Python里面的function是first class citizen，可以被当做变量来使用。故而在AST level它们是无法区别的。但是由于我们将函数赋值给一个变量时的语义和将其他东西（e.g. 数值，另一个变量的值）赋值给一个变量的语义是有区别的：前者实际上在获取函数的地而非函数体。因此需要将这两者区别开来，把所有在源码内定义的函数的引用从Name(XXX)转换为FunRef(XXX)。(FunRef是老师自己搓的一个AST node)。

    def reveal_functions(self, p: Module) -> Module:
        """change `Name(f)` to `FunRef(f)` for functions defined in the module"""

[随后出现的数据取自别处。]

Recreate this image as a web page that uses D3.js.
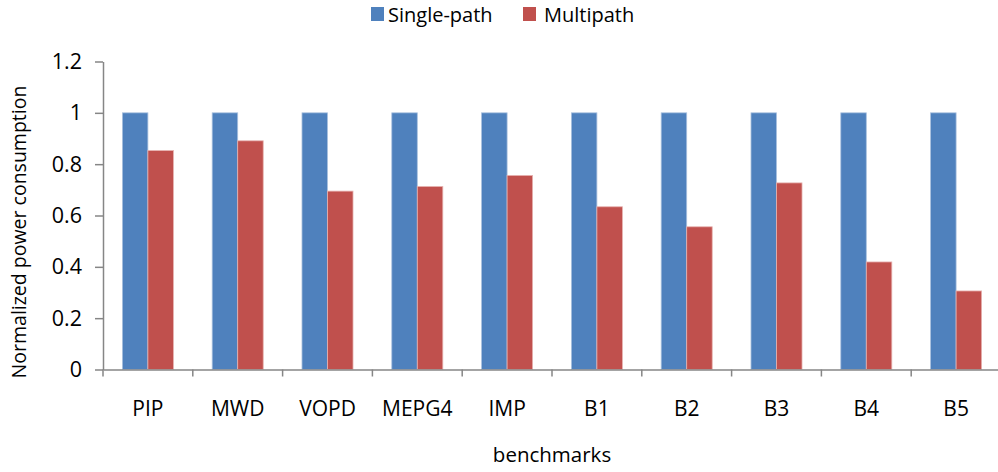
<!DOCTYPE html>
<html><head><meta charset="utf-8">
<script src="https://cdn.jsdelivr.net/npm/d3@7"></script>
<style>body{margin:0;background:#fff}svg{display:block}text{font-family:"Open Sans","Liberation Sans",sans-serif;fill:#000}</style>
</head><body>
<svg id="c" width="998" height="472"></svg>
<script>
const categories = ["PIP","MWD","VOPD","MEPG4","IMP","B1","B2","B3","B4","B5"];
const seriesNames = ["Single-path","Multipath"];
const singlePath = [1,1,1,1,1,1,1,1,1,1];
const multipath = [0.853,0.891,0.695,0.713,0.756,0.634,0.556,0.727,0.419,0.306];
const yTicks = [0,0.2,0.4,0.6,0.8,1,1.2];
const colors = ["#4F81BD","#C0504D"];

(function(){
const svg = d3.select("#c");
const mLeft = 103, mRight = 1001, mTop = 61.5, mBottom = 369.5;
const x = d3.scaleBand().domain(categories).range([mLeft, mRight]).paddingInner(0).paddingOuter(0);
const xs = d3.scaleBand().domain(seriesNames).range([0, x.bandwidth()]).paddingInner(0).paddingOuter(0.76);
const y = d3.scaleLinear().domain([0,1.2]).range([mBottom, mTop]);
const series = [singlePath, multipath];

series.forEach((vals, si) => {
  svg.append("g").selectAll("rect").data(categories).join("rect")
    .attr("x", (d) => x(d) + xs(seriesNames[si]))
    .attr("y", (d,i) => y(vals[i]))
    .attr("width", xs.bandwidth())
    .attr("height", (d,i) => y(0) - y(vals[i]))
    .attr("fill", colors[si])
    .attr("stroke", si===0 ? "#a9c0de" : "#e6b2b0")
    .attr("stroke-width", 0.8);
});

const yAxis = d3.axisLeft(y).tickValues(yTicks).tickSize(8).tickSizeOuter(0).tickPadding(13)
  .tickFormat(d => d3.format("")(d));
const gy = svg.append("g").attr("transform", `translate(${mLeft},0)`).call(yAxis);
gy.select(".domain").attr("stroke", "#868686").attr("stroke-width", 1.5);
gy.selectAll(".tick line").attr("stroke", "#868686").attr("stroke-width", 1.5);
gy.selectAll("text").style("font-size", "21.5px").attr("fill", "#000");

const xAxis = d3.axisBottom(x).tickSize(0).tickPadding(0);
const gx = svg.append("g").attr("transform", `translate(0,${mBottom})`).call(xAxis);
gx.select(".domain").attr("stroke", "#868686").attr("stroke-width", 1.5);
gx.selectAll("text").style("font-size", "21px").attr("fill", "#000").attr("dy", null).attr("y", 46.5);
svg.append("g").selectAll("line").data(categories.concat(["_end"])).join("line")
  .attr("x1", (d,i) => mLeft + i * x.step()).attr("x2", (d,i) => mLeft + i * x.step())
  .attr("y1", mBottom).attr("y2", mBottom + 7)
  .attr("stroke", "#868686").attr("stroke-width", 1.5);

svg.append("text").attr("transform", "translate(26,232) rotate(-90)").attr("text-anchor","middle")
  .style("font-size","19.5px").text("Normalized power consumption");
svg.append("text").attr("x", 552).attr("y", 462).attr("text-anchor","middle")
  .style("font-size","20.5px").text("benchmarks");

const leg = [{x:371, tx:388}, {x:523, tx:544}];
seriesNames.forEach((n,i) => {
  svg.append("rect").attr("x", leg[i].x).attr("y", 7).attr("width", 13).attr("height", 14).attr("fill", colors[i]);
  svg.append("text").attr("x", leg[i].tx).attr("y", 22).style("font-size","20px").text(n);
});
})();
</script>
</body></html>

        class RevealFunction(NodeTransformer):

            def __init__(self, outer: Compiler):
                self.outer_instance = outer
                super().__init__()

            def visit_Call(self, node):
                self.generic_visit(node)
                match node:
                    case Call(Name(f), args) if f in self.outer_instance.functions:
                        # what if f is a builtin function? guard needed
                        return Call(FunRef(f), args)
                    case _:
                        return node

        assert(isinstance(p, Module))
        # Why this does't work?
        # new_body = RevealFunction(self).visit_Call(p)
        # p.body = new_body

        for f in p.body:
            new_body = []
            for s in f.body:
                new_line = RevealFunction(self).visit_Call(s)
                new_body.append(new_line)
                # print("DEBUG, new node: ", ast.dump(n))
            f.body = new_body

        return p

Convert Assignments

TODO

Convert to Closure

TODO

Limit Function

在一些函数的参数多余六个时，多出来的那些参数无法通过寄存器传递。通常的做法是放在stack上面，但是为了进行尾调用优化，我们可以将这些参数放在shadow stack(实际上是heap)上面。具体的做法是：为第六个和多余的参数创建一个tuple，并将这个tuple作为第六个参数传递。

    def limit_functions(self, p: Module) -> Module:
        """limit functions to 6 arguments, anything more gets put into a 6th tuple-type argument"""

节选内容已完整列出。